Chinatown households displaced by Central Subway to receive additional rental subsidies

About 14 Chinatown households displaced by construction of the Central Subway need more money to pay their rent. Now, they’ve got it.

That’s after a vote by the San Francisco Municipal Transportation Agency’s Board of Directors on Tuesday. City officials determined 14 households under care of The City needed more funds to pay their rent to the Chinatown Community Development Center.

Those households encompass some 40 people displaced by the construction of the Central Subway, which will eventually send trains between downtown and Chinatown.

But part of the project’s $1.5 billion price tag is a modest rental subsidy for those moved to make way for construction.

The vote of the SFMTA increased the maximum annual rental subsidy from $28,188 to $39,744, “based on certified household incomes,” according to the report. That amount will not exceed $1,192,320 for the 30-year subsidy period, according to the report.

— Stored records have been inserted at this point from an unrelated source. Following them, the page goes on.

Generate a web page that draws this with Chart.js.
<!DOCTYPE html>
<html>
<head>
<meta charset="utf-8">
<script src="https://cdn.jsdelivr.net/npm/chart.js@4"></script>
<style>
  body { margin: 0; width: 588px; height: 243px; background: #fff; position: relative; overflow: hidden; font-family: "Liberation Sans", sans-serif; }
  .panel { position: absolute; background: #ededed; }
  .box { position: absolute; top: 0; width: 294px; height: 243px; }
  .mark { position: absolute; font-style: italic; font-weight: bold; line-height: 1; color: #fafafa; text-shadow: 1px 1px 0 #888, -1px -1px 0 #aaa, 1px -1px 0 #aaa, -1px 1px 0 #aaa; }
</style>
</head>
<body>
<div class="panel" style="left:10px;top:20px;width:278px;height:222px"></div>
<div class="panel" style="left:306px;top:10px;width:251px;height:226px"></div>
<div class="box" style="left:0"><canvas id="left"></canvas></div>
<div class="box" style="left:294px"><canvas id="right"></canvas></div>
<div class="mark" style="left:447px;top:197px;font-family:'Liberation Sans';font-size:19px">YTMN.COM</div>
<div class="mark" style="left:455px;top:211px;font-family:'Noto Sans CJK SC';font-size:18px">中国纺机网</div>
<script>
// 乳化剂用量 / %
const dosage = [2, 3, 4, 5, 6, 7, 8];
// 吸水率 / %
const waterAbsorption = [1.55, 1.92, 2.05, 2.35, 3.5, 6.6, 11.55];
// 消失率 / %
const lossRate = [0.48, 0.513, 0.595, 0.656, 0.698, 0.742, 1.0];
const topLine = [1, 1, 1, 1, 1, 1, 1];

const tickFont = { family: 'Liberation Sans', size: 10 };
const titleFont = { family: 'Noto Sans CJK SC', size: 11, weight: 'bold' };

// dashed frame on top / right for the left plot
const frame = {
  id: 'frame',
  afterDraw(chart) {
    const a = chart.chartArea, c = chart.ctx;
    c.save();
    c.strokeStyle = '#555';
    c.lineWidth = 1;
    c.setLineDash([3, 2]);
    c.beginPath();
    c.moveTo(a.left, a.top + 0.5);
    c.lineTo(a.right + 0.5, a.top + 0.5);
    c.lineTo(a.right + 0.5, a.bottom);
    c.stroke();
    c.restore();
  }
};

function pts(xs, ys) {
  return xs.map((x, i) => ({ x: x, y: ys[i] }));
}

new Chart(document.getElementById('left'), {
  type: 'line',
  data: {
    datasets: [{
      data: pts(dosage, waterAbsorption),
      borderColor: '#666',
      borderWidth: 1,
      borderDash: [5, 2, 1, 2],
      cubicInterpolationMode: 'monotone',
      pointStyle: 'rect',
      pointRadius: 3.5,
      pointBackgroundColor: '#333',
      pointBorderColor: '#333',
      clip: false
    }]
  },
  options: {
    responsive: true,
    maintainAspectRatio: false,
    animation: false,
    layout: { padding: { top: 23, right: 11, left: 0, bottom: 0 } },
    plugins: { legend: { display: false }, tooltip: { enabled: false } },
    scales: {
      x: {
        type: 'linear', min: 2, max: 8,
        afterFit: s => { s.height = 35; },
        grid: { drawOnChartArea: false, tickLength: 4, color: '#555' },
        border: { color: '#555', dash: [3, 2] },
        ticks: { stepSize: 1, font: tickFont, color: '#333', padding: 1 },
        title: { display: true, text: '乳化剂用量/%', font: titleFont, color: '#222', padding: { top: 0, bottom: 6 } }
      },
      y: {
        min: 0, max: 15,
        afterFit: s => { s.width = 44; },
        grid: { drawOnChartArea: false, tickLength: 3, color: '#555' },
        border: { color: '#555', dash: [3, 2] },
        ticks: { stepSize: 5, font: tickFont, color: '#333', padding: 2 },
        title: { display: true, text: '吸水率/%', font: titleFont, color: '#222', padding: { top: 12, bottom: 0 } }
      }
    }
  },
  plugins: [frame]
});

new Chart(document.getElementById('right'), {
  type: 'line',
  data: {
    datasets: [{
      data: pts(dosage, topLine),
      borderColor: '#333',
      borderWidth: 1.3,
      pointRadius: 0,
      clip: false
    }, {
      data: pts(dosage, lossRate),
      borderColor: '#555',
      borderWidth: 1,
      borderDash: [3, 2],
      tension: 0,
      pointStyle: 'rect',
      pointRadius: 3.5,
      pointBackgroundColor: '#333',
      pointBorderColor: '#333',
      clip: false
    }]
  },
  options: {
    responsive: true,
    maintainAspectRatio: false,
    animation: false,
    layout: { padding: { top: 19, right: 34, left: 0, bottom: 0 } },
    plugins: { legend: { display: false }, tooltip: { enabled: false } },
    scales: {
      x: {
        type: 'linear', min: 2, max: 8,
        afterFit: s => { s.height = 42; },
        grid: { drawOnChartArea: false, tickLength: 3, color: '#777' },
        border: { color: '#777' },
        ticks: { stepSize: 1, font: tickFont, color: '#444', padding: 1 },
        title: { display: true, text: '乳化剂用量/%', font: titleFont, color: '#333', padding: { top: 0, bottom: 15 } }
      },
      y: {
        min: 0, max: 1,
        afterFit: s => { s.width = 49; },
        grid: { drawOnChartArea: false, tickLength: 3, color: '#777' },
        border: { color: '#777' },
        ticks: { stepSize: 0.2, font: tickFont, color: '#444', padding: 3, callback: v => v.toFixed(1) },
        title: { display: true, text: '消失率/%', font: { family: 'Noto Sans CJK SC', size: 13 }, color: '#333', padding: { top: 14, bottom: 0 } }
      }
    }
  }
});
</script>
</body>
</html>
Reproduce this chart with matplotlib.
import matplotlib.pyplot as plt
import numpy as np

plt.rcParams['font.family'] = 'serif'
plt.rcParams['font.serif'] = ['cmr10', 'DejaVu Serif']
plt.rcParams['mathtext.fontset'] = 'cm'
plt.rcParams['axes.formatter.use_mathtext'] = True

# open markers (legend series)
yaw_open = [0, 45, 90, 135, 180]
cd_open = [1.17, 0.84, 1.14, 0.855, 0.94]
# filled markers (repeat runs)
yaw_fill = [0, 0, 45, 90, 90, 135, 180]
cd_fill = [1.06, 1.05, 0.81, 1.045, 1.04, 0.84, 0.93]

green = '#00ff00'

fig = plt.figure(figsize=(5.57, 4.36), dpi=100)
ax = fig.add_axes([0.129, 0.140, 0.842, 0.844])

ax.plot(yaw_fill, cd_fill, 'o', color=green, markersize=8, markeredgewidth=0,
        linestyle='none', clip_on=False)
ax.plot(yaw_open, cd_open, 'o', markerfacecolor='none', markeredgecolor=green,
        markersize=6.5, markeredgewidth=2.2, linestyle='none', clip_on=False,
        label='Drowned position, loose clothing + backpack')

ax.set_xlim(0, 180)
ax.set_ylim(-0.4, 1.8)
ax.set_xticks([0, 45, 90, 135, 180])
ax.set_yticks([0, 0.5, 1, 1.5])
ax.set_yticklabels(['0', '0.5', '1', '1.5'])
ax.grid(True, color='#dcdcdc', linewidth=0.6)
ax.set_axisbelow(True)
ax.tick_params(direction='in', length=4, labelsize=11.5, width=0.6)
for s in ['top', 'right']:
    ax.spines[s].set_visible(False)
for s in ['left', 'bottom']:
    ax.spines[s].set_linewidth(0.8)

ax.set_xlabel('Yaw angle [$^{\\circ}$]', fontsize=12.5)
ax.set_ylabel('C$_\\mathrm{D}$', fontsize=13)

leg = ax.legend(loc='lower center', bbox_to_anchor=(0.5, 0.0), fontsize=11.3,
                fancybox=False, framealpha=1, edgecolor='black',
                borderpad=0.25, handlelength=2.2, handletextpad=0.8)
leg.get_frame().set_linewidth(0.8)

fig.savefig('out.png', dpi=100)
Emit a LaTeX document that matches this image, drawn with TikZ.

In 2012, the SFMTA acquired a mixed-use property on Stockton Street to make way for construction one of The City’s largest current transit projects. That’s where the 41 residents used to live.

A staff report compiled by the SFMTA shows displaced Chinatown families providing for their families on shrinking incomes, which was recently assessed since The City entered into an agreement to pay their rent in 2010.

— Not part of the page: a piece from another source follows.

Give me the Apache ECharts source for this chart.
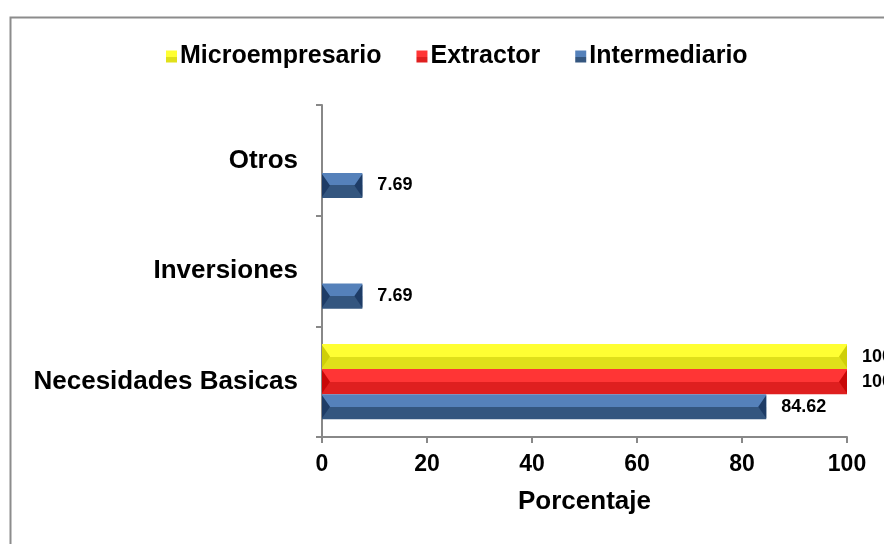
<!DOCTYPE html>
<html>
<head>
<meta charset="utf-8">
<script src="https://cdn.jsdelivr.net/npm/echarts@6/dist/echarts.min.js"></script>
<style>
  html, body { margin: 0; padding: 0; background: #fff; }
  #chart { width: 884px; height: 544px; }
</style>
</head>
<body>
<div id="chart"></div>
<script>
// Categories, bottom to top along the vertical axis
const categories = ['Necesidades Basicas', 'Inversiones', 'Otros'];
const seriesNames = ['Microempresario', 'Extractor', 'Intermediario'];
const microempresario = [100, null, null];
const extractor = [100, null, null];
const intermediario = [84.62, 7.69, 7.69];
const xTicks = [0, 20, 40, 60, 80, 100];

const FONT = '"Liberation Sans", Arial, sans-serif';
const CATEGORY_GAP = 0.32;

// Two-tone bevel fill: light upper half, darker lower half
function bevel(top, bottom) {
  return new echarts.graphic.LinearGradient(0, 0, 0, 1, [
    { offset: 0, color: top },
    { offset: 0.5, color: top },
    { offset: 0.5, color: bottom },
    { offset: 1, color: bottom }
  ]);
}

const palette = {
  Microempresario: { top: '#FFFF33', bottom: '#E0E01A', edge: '#CFCF08', solid: '#F0F020' },
  Extractor: { top: '#FF3535', bottom: '#DF1F1F', edge: '#C80808', solid: '#EE2222' },
  Intermediario: { top: '#5581BA', bottom: '#34567F', edge: '#1E3C66', solid: '#3F679B' }
};

const valuesByName = {
  Microempresario: microempresario,
  Extractor: extractor,
  Intermediario: intermediario
};

function makeSeries(name) {
  const c = palette[name];
  return {
    name: name,
    type: 'bar',
    data: valuesByName[name],
    barGap: '0%',
    barCategoryGap: (CATEGORY_GAP * 100) + '%',
    itemStyle: { color: bevel(c.top, c.bottom) },
    label: {
      show: true,
      position: 'right',
      distance: 15,
      color: '#000',
      fontFamily: FONT,
      fontWeight: 'bold',
      fontSize: 18,
      formatter: p => (p.value == null ? '' : String(p.value))
    },
    emphasis: { disabled: true }
  };
}

// Dark wedges at both ends of every bar, giving the bevelled look
function makeEnds(name, index) {
  const c = palette[name];
  const data = [];
  valuesByName[name].forEach((v, i) => { if (v != null) data.push([v, i]); });
  return {
    type: 'custom',
    name: name + ' ends',
    silent: true,
    z: 5,
    data: data,
    encode: { x: 0, y: 1 },
    renderItem: (params, api) => {
      const band = api.size([0, 1])[1];
      const barH = band * (1 - CATEGORY_GAP) / seriesNames.length;
      const center = api.coord([0, api.value(1)]);
      const end = api.coord([api.value(0), api.value(1)]);
      const y0 = center[1] - barH * seriesNames.length / 2 + index * barH;
      const y1 = y0 + barH;
      const ym = (y0 + y1) / 2;
      const x0 = center[0];
      const x1 = end[0];
      const w = Math.min(8, (x1 - x0) / 3);
      return {
        type: 'group',
        children: [
          { type: 'polygon', shape: { points: [[x0, y0 + 1], [x0 + w, ym], [x0, y1 - 1]] }, style: { fill: c.edge } },
          { type: 'polygon', shape: { points: [[x1, y0 + 1], [x1 - w, ym], [x1, y1 - 1]] }, style: { fill: c.edge } }
        ]
      };
    }
  };
}

const chart = echarts.init(document.getElementById('chart'), null, { renderer: 'canvas' });

chart.setOption({
  animation: false,
  backgroundColor: '#fff',
  color: seriesNames.map(n => palette[n].solid),
  graphic: [{
    type: 'polyline',
    shape: { points: [[10.5, 544], [10.5, 17.5], [884, 17.5]] },
    style: { stroke: '#8c8c8c', lineWidth: 2, fill: null },
    silent: true
  }],
  legend: {
    data: seriesNames.map(n => ({ name: n, itemStyle: { color: bevel(palette[n].top, palette[n].bottom) } })),
    top: 39,
    left: 161,
    icon: 'rect',
    itemWidth: 11,
    itemHeight: 12,
    itemGap: 35,
    textStyle: { fontFamily: FONT, fontWeight: 'bold', fontSize: 25, color: '#000', padding: [0, 0, 0, -2] }
  },
  grid: { left: 322, right: 37, top: 105, bottom: 107, containLabel: false },
  xAxis: {
    type: 'value',
    min: xTicks[0],
    max: xTicks[xTicks.length - 1],
    interval: xTicks[1] - xTicks[0],
    name: 'Porcentaje',
    nameLocation: 'middle',
    nameGap: 52,
    nameTextStyle: { fontFamily: FONT, fontWeight: 'bold', fontSize: 26, color: '#000' },
    axisLine: { show: true, lineStyle: { color: '#888', width: 2 } },
    axisTick: { show: true, length: 6, lineStyle: { color: '#888', width: 2 } },
    axisLabel: { margin: 16, fontFamily: FONT, fontWeight: 'bold', fontSize: 23, color: '#000' },
    splitLine: { show: false }
  },
  yAxis: {
    type: 'category',
    data: categories,
    axisLine: { show: true, lineStyle: { color: '#888', width: 2 } },
    axisTick: { show: true, length: 6, lineStyle: { color: '#888', width: 2 } },
    axisLabel: { margin: 24, fontFamily: FONT, fontWeight: 'bold', fontSize: 26, color: '#000' },
    splitLine: { show: false }
  },
  series: seriesNames.map(makeSeries).concat(seriesNames.map(makeEnds))
});
</script>
</body>
</html>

Wei Zhong Li provides for a family of seven on his $33,095 annual income, according to the staff report. Zhou Sheng Guan provides for a family of five on an annual income of $45,649.

Those incomes prompted the increased rent subsidy.

As part of the displacement agreement with The City, the Mayor’s Office of Housing initially agreed to an $8 million investment into construction of a 75-unit affordable housing project, and a 30-year rental subsidy commitment.

That commitment was originally to provide all “under-income households” $28,188 in rental subsidies for 19 households — contingent upon them moving into the new housing project. That number has since dropped to 14, as five of those households purchased homes, according to an SFMTA staff report.